MR. UNDERWOOD-Yes. I was not sitting the evening of this meeting. All I would have to say
is this. In the past, as a sub, before I came on the Board full-time, I often had to sit here and
listen to what you guys were talking about, and I’ve never ever felt that you ever made a
decision up here that was not in the best interest of everyone concerned, and I think that for us
to go back and say, well, someone disagrees with the decision you made two weeks ago, I think
we should re-hear it again, you could pull that one out of the hat anytime you wanted to in the
future for any reason whatsoever. I think that far from setting a precedent, it’s an unfortunate
incident. I don’t think there was any intent on the part of the applicants, having read through
here, to deceive anyone or to suddenly get this brand new house magically without a variance
or anything like that. There are always going to be instances where you run into rot in the wall
and things like that, and you make a decision based upon that. Whether they should have
contacted the Town ahead of time, before they took the wall down and have them come out
and look at it, I don’t know, but it’s a give and take world. Sometimes you give up a little,
sometimes you don’t give up as much, but in this instance, I would support the Board in the
decision they made that evening. So I would not be in favor.
MR. STONE-Chuck?
MR. ABBATE-Thank you. I wholeheartedly concur with the comments of Mr. Bryant, Mr.

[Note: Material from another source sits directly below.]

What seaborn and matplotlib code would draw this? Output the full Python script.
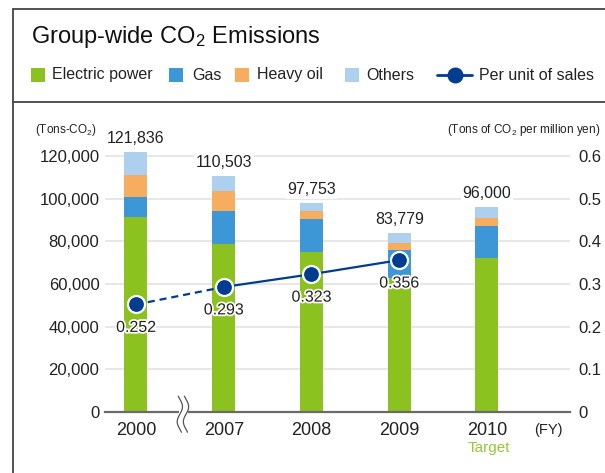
import matplotlib
matplotlib.use("Agg")
import numpy as np
import matplotlib.pyplot as plt
import matplotlib.patheffects as pe
from matplotlib.patches import Rectangle
from matplotlib.lines import Line2D
import seaborn as sns

# data
years = ["2000", "2007", "2008", "2009", "2010"]
electric = [91400, 78900, 75200, 63000, 72300]
gas = [9400, 15300, 15300, 12900, 15000]
heavy_oil = [10300, 9400, 3700, 3300, 3800]
totals = [121836, 110503, 97753, 83779, 96000]
per_unit = [0.252, 0.293, 0.323, 0.356]

GREEN = "#8cc21f"
BLUE = "#3d97d6"
ORANGE = "#f6ad5f"
LIGHT = "#aed0ef"
NAVY = "#003c8f"
TXT = "#222222"

sns.set_theme(style="white")
plt.rcParams["font.family"] = ["Liberation Sans", "DejaVu Sans"]
plt.rcParams["mathtext.default"] = "regular"

W, H = 605, 473
fig = plt.figure(figsize=(6.05, 4.73), dpi=100)
ax = fig.add_axes([105 / W, 61 / H, 465 / W, 277.3 / H])

# stacked bars: draw cumulative heights, tallest first
cum_gas = [e + g for e, g in zip(electric, gas)]
cum_oil = [c + o for c, o in zip(cum_gas, heavy_oil)]
layers = [(totals, LIGHT), (cum_oil, ORANGE), (cum_gas, BLUE), (electric, GREEN)]
for vals, col in layers:
    sns.barplot(x=years, y=vals, order=years, color=col, saturation=1,
                width=0.262, linewidth=0, edgecolor="none", ax=ax, zorder=2)

ax.set_xlim(-0.353, 4.946)
ax.set_ylim(0, 130000)
ax.set_yticks(np.arange(0, 120001, 20000))
ax.set_yticklabels([f"{v:,}" for v in range(0, 120001, 20000)])
ax.yaxis.grid(True, color="#e3e3e3", lw=1.2)
ax.set_axisbelow(True)
for s in ["top", "left", "right"]:
    ax.spines[s].set_visible(False)
ax.spines["bottom"].set_color("#6a6a6a")
ax.spines["bottom"].set_linewidth(1.6)
ax.tick_params(axis="both", length=0, colors=TXT)
ax.tick_params(axis="y", labelsize=12, pad=4)
ax.tick_params(axis="x", labelsize=13, pad=7)
ax.set_xlabel("")
ax.set_ylabel("")

for i, t in enumerate(totals):
    ax.annotate(f"{t:,}", (i, t), xytext=(0, 10), textcoords="offset points",
                ha="center", va="center", fontsize=11.5, color=TXT,
                bbox=dict(boxstyle="square,pad=0.1", fc="white", ec="none"),
                zorder=5)

# axis break mark between 2000 and 2007
tt = np.linspace(-1, 1, 60)
trans = ax.get_xaxis_transform()
ax.add_patch(Rectangle((0.49, -0.02), 0.1, 0.04, transform=trans, fc="white",
                       ec="none", clip_on=False, zorder=6))
for dx in (0.0, 0.07):
    ax.plot(0.5 + dx + 0.03 * np.sin(np.pi * tt * 1.2), tt * 0.065 - 0.008,
            transform=trans, color="#555555", lw=0.9, clip_on=False, zorder=7)

# per-unit line on the right axis
ax2 = ax.twinx()
ax2.set_ylim(0, 0.65)
ax2.set_yticks([0, 0.1, 0.2, 0.3, 0.4, 0.5, 0.6])
ax2.set_yticklabels(["0", "0.1", "0.2", "0.3", "0.4", "0.5", "0.6"])
ax2.tick_params(axis="y", length=0, labelsize=12, pad=6, colors=TXT)
for s in ax2.spines.values():
    s.set_visible(False)
ax2.grid(False)

xs = list(range(len(per_unit)))
sns.lineplot(x=xs[:2], y=per_unit[:2], color=NAVY, lw=1.6, ax=ax2,
             linestyle=(0, (3.2, 2.2)))
sns.lineplot(x=xs[1:], y=per_unit[1:], color=NAVY, lw=1.6, ax=ax2)
sns.scatterplot(x=xs, y=per_unit, color=NAVY, s=150, edgecolor="white",
                linewidth=1.6, ax=ax2, zorder=5)
for i, v in enumerate(per_unit):
    ax2.annotate(f"{v:.3f}", (i, v), xytext=(0, -16.5), textcoords="offset points",
                 ha="center", va="center", fontsize=11.5, color=TXT,
                 path_effects=[pe.withStroke(linewidth=2.5, foreground="white")])
ax2.set_ylabel("")

# axis captions
fig.text(97 / W, 1 - 130 / H, "(Tons-CO$_2$)", ha="right", va="center",
         fontsize=8.5, color=TXT)
fig.text(600 / W, 1 - 130 / H, "(Tons of CO$_2$ per million yen)", ha="right",
         va="center", fontsize=8.5, color=TXT)
fig.text(548 / W, 1 - 430 / H, "(FY)", ha="center", va="center", fontsize=10.5,
         color=TXT)
fig.text(489 / W, 1 - 448 / H, "Target", ha="center", va="center", fontsize=11,
         color="#96c93a")

# title and frame
fig.text(31 / W, 1 - 37 / H, "Group-wide CO$_2$ Emissions", ha="left",
         va="center", fontsize=17, color="#111111")
frame = dict(transform=fig.transFigure, color="#444444", lw=1.3)
fig.add_artist(Line2D([13 / W, 1], [1 - 9 / H] * 2, **frame))
fig.add_artist(Line2D([13 / W] * 2, [0, 1 - 9 / H], **frame))
fig.add_artist(Line2D([13 / W, 1], [1 - 102 / H] * 2, **frame))

# legend
ly = 1 - 75 / H
legend_items = [(31, 52, GREEN, "Electric power"), (169, 192, BLUE, "Gas"),
                (235, 257, ORANGE, "Heavy oil"), (345, 366, LIGHT, "Others")]
for x0, tx, col, lab in legend_items:
    fig.add_artist(Rectangle((x0 / W, ly - 7 / H), 14 / W, 14 / H,
                             transform=fig.transFigure, fc=col, ec="none"))
    fig.text(tx / W, ly, lab, ha="left", va="center", fontsize=11.5, color=TXT)
fig.add_artist(Line2D([437 / W, 472 / W], [ly, ly], transform=fig.transFigure,
                      color=NAVY, lw=2))
fig.add_artist(Line2D([455 / W], [ly], transform=fig.transFigure, marker="o",
                      markersize=10.5, color=NAVY, markeredgecolor=NAVY))
fig.text(479 / W, ly, "Per unit of sales", ha="left", va="center",
         fontsize=11.5, color=TXT)

fig.savefig("out.png", dpi=100)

McNulty and Jim. Additionally, I support the statements of Mr. Bryant on Page Three of the
5/26/04 ZBA meeting, which I did not attend, but read, as well as those of Mr. McNulty on Page
Five and Nine of that same meeting, and based upon the information this evening, Mr.
Chairman, I would not be in favor of re-hearing the case.
MR. STONE-Well, I think there’s absolutely no harm in re-hearing the case. I think, obviously
listening to the feelings of the people, it probably would be upheld, the Appeal would be
upheld the next time. My concern, and I don’t want to go into the use of words, inflammatory
words, but I guess I would like to hear from all concerned so that I can make up my mind, in
terms of what actually happened, and I’m not sure that I made my determination, and I
certainly supported the Appellant last time, but that I made it with total information, and that
bothers me, that I might not have had all the facts, and all I’m looking for is an opportunity to
get everybody in the same room and listen to what everybody has to say, and we may certainly
come on to the same thing, but, having said that, it appears that there will be more than one
negative vote for my motion, but I will call for a vote.
MR. SCHACHNER-Did someone make a motion?
MR. STONE-I did before.
MR. HAYES-Yes.
MR. STONE-We did Roberts Rules this time.
MOTION THAT WE RE-HEAR NOTICE OF APPEAL NO. 2-2004 PETER & CHRISTINA
COLLINS, Introduced by Lewis Stone who moved for its adoption, seconded by Paul Hayes:
Duly adopted this 2 day of June, 2004, by the following vote:
nd
AYES: Mr. Hayes, Mr. Stone
NOES: Mr. Underwood, Mr. Abbate, Mr. Bryant, Mr. Urrico, Mr. McNulty
MR. STONE-There we go. We will not be re-hearing it.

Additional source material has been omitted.